In a striking move amid ongoing military conflicts, the United States has announced a temporary easing of sanctions on Iranian oil to address escalating energy prices. Treasury Secretary Scott Bessent stated that this measure aims to allow the sale of approximately 140 million barrels of Iranian oil currently stranded at sea, potentially worth over $14 billion for Tehran. The decision comes as retail gas prices have surged by 93 cents per gallon and U.S. crude oil prices have risen more than 70% since early 2023, driven by geopolitical tensions. Experts are cautioning that this action highlights a lack of strategic foresight, as the broader economic pressures stemming from the ongoing war may not be significantly alleviated. Concurrently, the U.S. has taken other measures, such as releasing oil reserves and temporarily lifting sanctions on Russian oil, in response to the global energy crisis exacerbated by the conflict.
Why It Matters
The easing of sanctions on Iranian oil underscores the complexities of international energy markets and geopolitical conflicts. Historically, following the 1979 Iranian Revolution, the U.S. imposed strict sanctions on Iran’s oil industry, significantly impacting global oil supply and prices.
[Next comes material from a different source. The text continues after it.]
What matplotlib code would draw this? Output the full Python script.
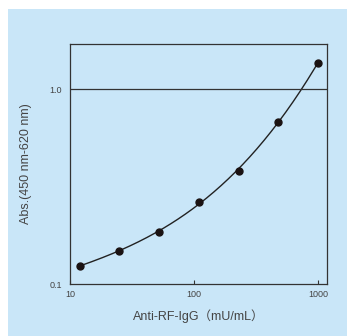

The Strait of Hormuz, a vital shipping route for about 20% of the world’s daily oil consumption, has become increasingly unstable due to ongoing military actions, further straining global energy supplies. This situation has led to significant fluctuations in oil prices, which have reached levels that pose risks to the global economy, affecting sectors like aviation, where companies are now adjusting operations in response to rising fuel costs.